1828. Ordinance No 50

This repealed the HOTTENTOT PROCLAMATION of 1809. Basically, it "freed the Coloured from the pass system and the risk of being flogged for offences against the labour laws" (Simons & Simons 1969: 16). However, "[w]hile passes for Khoikhoi were abolished ... passes for other Africans remained on the books" (Crais 1992: 194); see ORDINANCE 49 of the same year. Thus, passes "were abolished for the Khoisan, their right to land ownership was at last made clear, and they were no longer to be 'subject to any compulsory service to which other of His Majesty's Subjects ... are not liable'. Furthermore, their children could not be apprenticed without parental consent. Contracts of hire for more than a month had to be in writing and in no case should exceed a year" (Elphick & Malherbe 1989: 47t). "ORDINANCE 50 was thus a wide-ranging measure, whose only defect in the eyes of [Dr John] Philip [of the London Missionary Society] was that it applied to 'Hottentot and other free persons of colour', instead of being colour-blind" (Keegan 1996: 104).
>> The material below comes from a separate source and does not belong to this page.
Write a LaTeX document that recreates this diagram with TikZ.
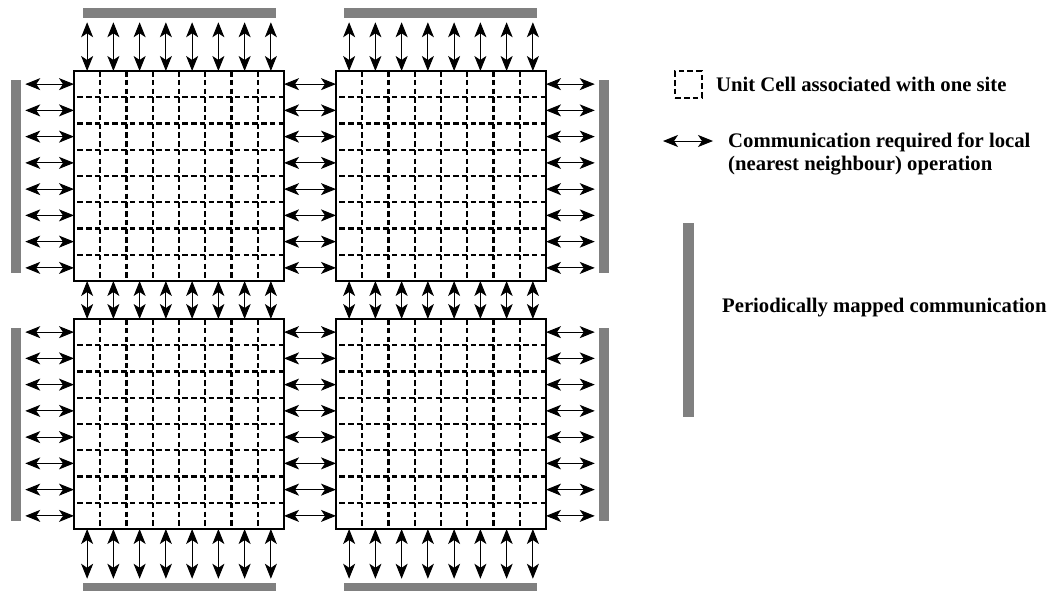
\documentclass[tikz,border=0pt]{standalone}
\usepackage{fontspec}
\setmainfont{Liberation Serif}
\usetikzlibrary{arrows.meta}
\tikzset{>={Stealth[length=15pt,width=12pt,inset=4pt]}}
\tikzstyle{blk} = [draw=black, line width=2.7pt, minimum size=210pt, inner sep=0pt, outer sep=0pt]
\tikzstyle{hbar} = [fill=gray, minimum width=193pt, minimum height=10.5pt, inner sep=0pt, outer sep=0pt]
\tikzstyle{vbar} = [fill=gray, minimum width=10.5pt, minimum height=193pt, inner sep=0pt, outer sep=0pt]
\tikzstyle{hgrid} = [line width=2.2pt, dash pattern=on 5.5pt off 3.25pt, dash phase=5.5pt]
\tikzstyle{vgrid} = [line width=2.2pt, dash pattern=on 5.5pt off 3.25pt]
\tikzstyle{comm} = [<->, line width=1pt]
\tikzstyle{tobar} = [comm, shorten >=4pt]
\tikzstyle{lbl} = [anchor=west, inner sep=0pt, align=left, font={\fontsize{20.7pt}{23pt}\selectfont\bfseries}]

\begin{document}
\begin{tikzpicture}[x=1pt,y=-1pt]
        \useasboundingbox (0,0) rectangle (1051,590);
        % the four blocks of sites
        \node[blk](tl) at (179,176){};
        \node[blk](tr) at (441,176){};
        \node[blk](bl) at (179,424){};
        \node[blk](br) at (441,424){};
        \foreach \b in {tl,tr,bl,br}{
          \foreach \k in {1,...,7}{
            \pgfmathsetmacro\g{26.25*\k}
            \draw[vgrid] ([xshift=\g pt]\b.north west) -- ([xshift=\g pt]\b.south west);
            \draw[hgrid] ([yshift=-\g pt]\b.north west) -- ([yshift=-\g pt]\b.north east);
          }
        }
        % periodic boundary bars
        \node[hbar](tlN) at (179.5,13){};
        \node[hbar](trN) at (440.5,13){};
        \node[hbar](blS) at (179.5,588){};
        \node[hbar](brS) at (440.5,588){};
        \node[vbar](tlW) at (16,176.5){};
        \node[vbar](blW) at (16,424.5){};
        \node[vbar](trE) at (604,176.5){};
        \node[vbar](brE) at (604,424.5){};
        % nearest neighbour communication
        \foreach \i in {0,...,7}{
          \pgfmathsetmacro\d{13.125+26.25*\i}
          \draw[tobar] ([xshift=\d pt]tl.north west) -- ([xshift=\d pt]tl.north west |- tlN.south);
          \draw[tobar] ([xshift=\d pt]tr.north west) -- ([xshift=\d pt]tr.north west |- trN.south);
          \draw[comm] ([xshift=\d pt]tl.south west) -- ([xshift=\d pt]bl.north west);
          \draw[comm] ([xshift=\d pt]tr.south west) -- ([xshift=\d pt]br.north west);
          \draw[tobar] ([xshift=\d pt]bl.south west) -- ([xshift=\d pt]bl.south west |- blS.north);
          \draw[tobar] ([xshift=\d pt]br.south west) -- ([xshift=\d pt]br.south west |- brS.north);
          \draw[tobar] ([yshift=-\d pt]tl.north west) -- ([yshift=-\d pt]tl.north west -| tlW.east);
          \draw[tobar] ([yshift=-\d pt]bl.north west) -- ([yshift=-\d pt]bl.north west -| blW.east);
          \draw[comm] ([yshift=-\d pt]tl.north east) -- ([yshift=-\d pt]tr.north west);
          \draw[comm] ([yshift=-\d pt]bl.north east) -- ([yshift=-\d pt]br.north west);
          \draw[tobar] ([yshift=-\d pt]tr.north east) -- ([yshift=-\d pt]tr.north east -| trE.west);
          \draw[tobar] ([yshift=-\d pt]br.north east) -- ([yshift=-\d pt]br.north east -| brE.west);
        }
        % legend
        \node[vgrid, draw, minimum size=26.25pt, inner sep=0pt](cell) at (688.5,84.5){};
        \node[lbl](celltxt) at (716,84){Unit Cell associated with one site};
        \coordinate (arrL) at (663,141);
        \coordinate (arrR) at (713,141);
        \draw[comm](arrL)--(arrR);
        \node[lbl](commtxt) at (728,154){Communication required for local\\(nearest neighbour) operation};
        \node[vbar, minimum height=194pt](pbar) at (688.5,320){};
        \node[lbl](pbartxt) at (722,308){Periodically mapped communication};
      \end{tikzpicture}
\end{document}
The British authorities hoped that this "would stimulate the Cape's feeble economy by increasing productivity of both the labouring classes (now given the incentive of the profit motive) and the former master class (now deprived of indolence-inducing coerced labour)" (Peires 1989: 501).

ORDINANCE 50 remained in force until it was superseded by the MASTERS & SERVANTS ORDINANCE of 1841.